Data lines |

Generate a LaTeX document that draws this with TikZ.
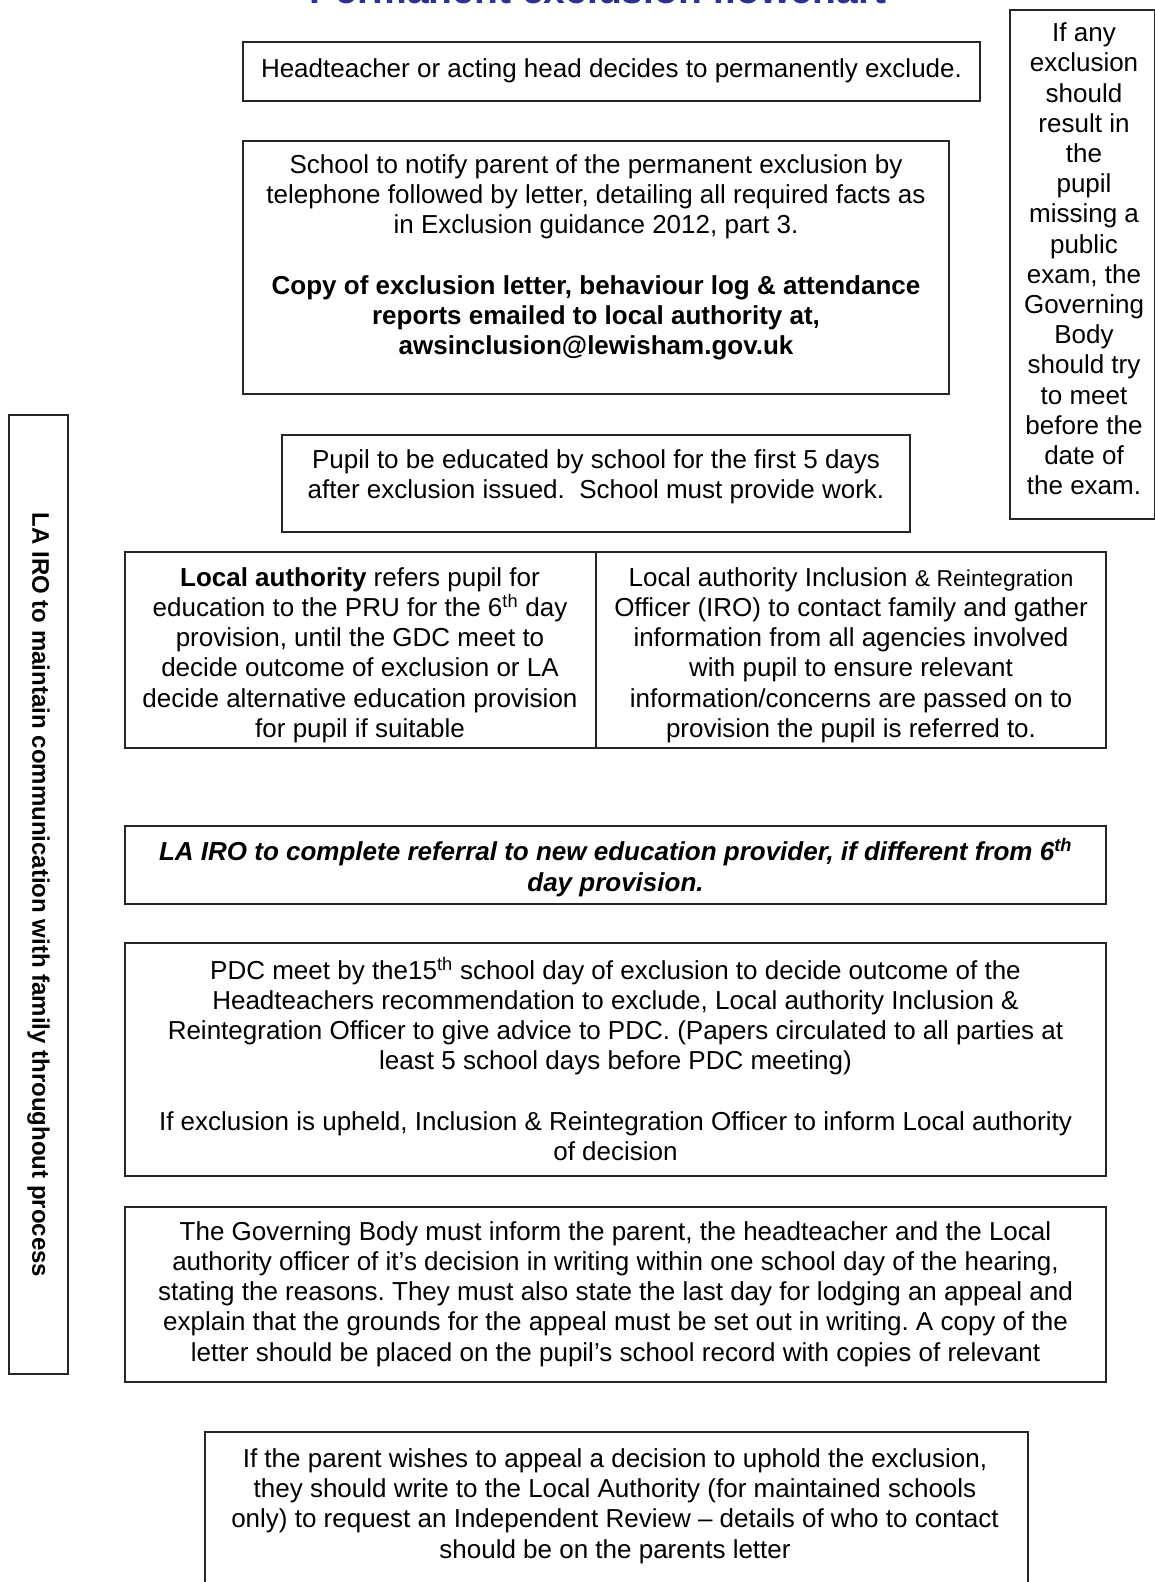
\documentclass[tikz,border=0pt]{standalone}
\usepackage{fontspec}
\setmainfont{Liberation Sans}
\usepackage{xcolor}
\usepackage{tikz}
\usetikzlibrary{positioning}

\definecolor{titleblue}{RGB}{46,49,146}
\newcommand{\bodysize}{\fontsize{26}{30.2}\selectfont}
\frenchspacing

\begin{document}
\begin{tikzpicture}[x=1pt, y=-1pt, inner sep=0pt,
  box/.style={draw=black!85, line width=1.5pt, outer sep=0pt, rectangle},
  txt/.style={align=center, font=\bodysize}]

\useasboundingbox (0,0) rectangle (1155,1582);
\fill[white] (0,0) rectangle (1155,1582);
\clip (0,0) rectangle (1155,1582);

\node[font=\fontsize{39}{44}\selectfont\bfseries, text=titleblue, anchor=base] (title) at (598,4) {Permanent exclusion flowchart};

\node[box, minimum width=737pt, minimum height=59pt] (head) at (611.5,71.5) {};
\node[box, minimum width=706pt, minimum height=253pt] (notify) at (596,267.5) {};
\node[box, minimum width=145pt, minimum height=509pt] (exam) at (1082.5,264.5) {};
\node[box, minimum width=59pt, minimum height=959pt] (comm) at (38.5,894.5) {};
\node[box, minimum width=628pt, minimum height=97pt] (educ) at (596,483.5) {};
\node[box, minimum width=471pt, minimum height=196pt] (laref) at (360.5,650) {};
\node[box, minimum width=510pt, minimum height=196pt] (iro) [right=0pt of laref] {};
\node[box, minimum width=981pt, minimum height=78pt] (refer) at (615.5,865) {};
\node[box, minimum width=981pt, minimum height=233pt] (pdc) at (615.5,1059.5) {};
\node[box, minimum width=981pt, minimum height=175pt] (gov) at (615.5,1294.5) {};
\node[box, minimum width=823pt, minimum height=200pt] (appeal) at (616.5,1532) {};

\node[txt] (headtxt) at (611.5,71) {Headteacher or acting head decides to permanently exclude.};

\node[txt] (notifytxt) at (596,257.5) {School to notify parent of the permanent exclusion by\\
telephone followed by letter, detailing all required facts as\\
in Exclusion guidance 2012, part 3.\\[30.2pt]
\bfseries Copy of exclusion letter, behaviour log \& attendance\\
\bfseries reports emailed to local authority at,\\
\bfseries awsinclusion@lewisham.gov.uk};

\node[txt] (examtxt) at (1084,259) {If any\\exclusion\\should\\result in\\the\\pupil\\missing a\\public\\exam, the\\Governing\\Body\\should try\\to meet\\before the\\date of\\the exam.};

\node[txt, font=\fontsize{24}{28}\selectfont\bfseries, rotate=-90] (commtxt) at (38.5,895) {LA IRO to maintain communication with family throughout process};

\node[txt] (eductxt) at (596,477) {Pupil to be educated by school for the first 5 days\\
after exclusion issued.\ \ School must provide work.};

\node[txt] (lareftxt) at (360,655) {{\bfseries Local authority} refers pupil for\\
education to the PRU for the 6\textsuperscript{th} day\\
provision, until the GDC meet to\\
decide outcome of exclusion or LA\\
decide alternative education provision\\
for pupil if suitable};

\node[txt] (irotxt) at (851,655) {Local authority Inclusion {\fontsize{23}{30.2}\selectfont\& Reintegration}\\
Officer (IRO) to contact family and gather\\
information from all agencies involved\\
with pupil to ensure relevant\\
information/concerns are passed on to\\
provision the pupil is referred to.};

\node[txt, font=\bodysize\bfseries\itshape] (refertxt) at (615.5,867.5) {LA IRO to complete referral to new education provider, if different from 6\textsuperscript{th}\\
day provision.};

\node[txt] (pdctxt) at (615.5,1059) {PDC meet by the15\textsuperscript{th} school day of exclusion to decide outcome of the\\
Headteachers recommendation to exclude, Local authority Inclusion \&\\
Reintegration Officer to give advice to PDC. (Papers circulated to all parties at\\
least 5 school days before PDC meeting)\\[30.2pt]
If exclusion is upheld, Inclusion \& Reintegration Officer to inform Local authority\\
of decision};

\node[txt] (govtxt) at (615.5,1294) {The Governing Body must inform the parent, the headteacher and the Local\\
authority officer of it’s decision in writing within one school day of the hearing,\\
stating the reasons. They must also state the last day for lodging an appeal and\\
explain that the grounds for the appeal must be set out in writing. A copy of the\\
letter should be placed on the pupil’s school record with copies of relevant};

\node[txt] (appealtxt) at (615,1506) {If the parent wishes to appeal a decision to uphold the exclusion,\\
they should write to the Local Authority (for maintained schools\\
only) to request an Independent Review – details of who to contact\\
should be on the parents letter};

\end{tikzpicture}
\end{document}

Task details | All of the data above should be transcribed verbatim, with pictures omitted.

Worked answer |
Generate a LaTeX document that draws this with TikZ.
\documentclass[tikz,border=0pt]{standalone}
\usepackage{fontspec}
\setmainfont{Liberation Sans}
\usepackage{xcolor}
\usepackage{tikz}
\usetikzlibrary{positioning}

\definecolor{titleblue}{RGB}{46,49,146}
\newcommand{\bodysize}{\fontsize{26}{30.2}\selectfont}
\frenchspacing

\begin{document}
\begin{tikzpicture}[x=1pt, y=-1pt, inner sep=0pt,
  box/.style={draw=black!85, line width=1.5pt, outer sep=0pt, rectangle},
  txt/.style={align=center, font=\bodysize}]

\useasboundingbox (0,0) rectangle (1155,1582);
\fill[white] (0,0) rectangle (1155,1582);
\clip (0,0) rectangle (1155,1582);

\node[font=\fontsize{39}{44}\selectfont\bfseries, text=titleblue, anchor=base] (title) at (598,4) {Permanent exclusion flowchart};

\node[box, minimum width=737pt, minimum height=59pt] (head) at (611.5,71.5) {};
\node[box, minimum width=706pt, minimum height=253pt] (notify) at (596,267.5) {};
\node[box, minimum width=145pt, minimum height=509pt] (exam) at (1082.5,264.5) {};
\node[box, minimum width=59pt, minimum height=959pt] (comm) at (38.5,894.5) {};
\node[box, minimum width=628pt, minimum height=97pt] (educ) at (596,483.5) {};
\node[box, minimum width=471pt, minimum height=196pt] (laref) at (360.5,650) {};
\node[box, minimum width=510pt, minimum height=196pt] (iro) [right=0pt of laref] {};
\node[box, minimum width=981pt, minimum height=78pt] (refer) at (615.5,865) {};
\node[box, minimum width=981pt, minimum height=233pt] (pdc) at (615.5,1059.5) {};
\node[box, minimum width=981pt, minimum height=175pt] (gov) at (615.5,1294.5) {};
\node[box, minimum width=823pt, minimum height=200pt] (appeal) at (616.5,1532) {};

\node[txt] (headtxt) at (611.5,71) {Headteacher or acting head decides to permanently exclude.};

\node[txt] (notifytxt) at (596,257.5) {School to notify parent of the permanent exclusion by\\
telephone followed by letter, detailing all required facts as\\
in Exclusion guidance 2012, part 3.\\[30.2pt]
\bfseries Copy of exclusion letter, behaviour log \& attendance\\
\bfseries reports emailed to local authority at,\\
\bfseries awsinclusion@lewisham.gov.uk};

\node[txt] (examtxt) at (1084,259) {If any\\exclusion\\should\\result in\\the\\pupil\\missing a\\public\\exam, the\\Governing\\Body\\should try\\to meet\\before the\\date of\\the exam.};

\node[txt, font=\fontsize{24}{28}\selectfont\bfseries, rotate=-90] (commtxt) at (38.5,895) {LA IRO to maintain communication with family throughout process};

\node[txt] (eductxt) at (596,477) {Pupil to be educated by school for the first 5 days\\
after exclusion issued.\ \ School must provide work.};

\node[txt] (lareftxt) at (360,655) {{\bfseries Local authority} refers pupil for\\
education to the PRU for the 6\textsuperscript{th} day\\
provision, until the GDC meet to\\
decide outcome of exclusion or LA\\
decide alternative education provision\\
for pupil if suitable};

\node[txt] (irotxt) at (851,655) {Local authority Inclusion {\fontsize{23}{30.2}\selectfont\& Reintegration}\\
Officer (IRO) to contact family and gather\\
information from all agencies involved\\
with pupil to ensure relevant\\
information/concerns are passed on to\\
provision the pupil is referred to.};

\node[txt, font=\bodysize\bfseries\itshape] (refertxt) at (615.5,867.5) {LA IRO to complete referral to new education provider, if different from 6\textsuperscript{th}\\
day provision.};

\node[txt] (pdctxt) at (615.5,1059) {PDC meet by the15\textsuperscript{th} school day of exclusion to decide outcome of the\\
Headteachers recommendation to exclude, Local authority Inclusion \&\\
Reintegration Officer to give advice to PDC. (Papers circulated to all parties at\\
least 5 school days before PDC meeting)\\[30.2pt]
If exclusion is upheld, Inclusion \& Reintegration Officer to inform Local authority\\
of decision};

\node[txt] (govtxt) at (615.5,1294) {The Governing Body must inform the parent, the headteacher and the Local\\
authority officer of it’s decision in writing within one school day of the hearing,\\
stating the reasons. They must also state the last day for lodging an appeal and\\
explain that the grounds for the appeal must be set out in writing. A copy of the\\
letter should be placed on the pupil’s school record with copies of relevant};

\node[txt] (appealtxt) at (615,1506) {If the parent wishes to appeal a decision to uphold the exclusion,\\
they should write to the Local Authority (for maintained schools\\
only) to request an Independent Review – details of who to contact\\
should be on the parents letter};

\end{tikzpicture}
\end{document}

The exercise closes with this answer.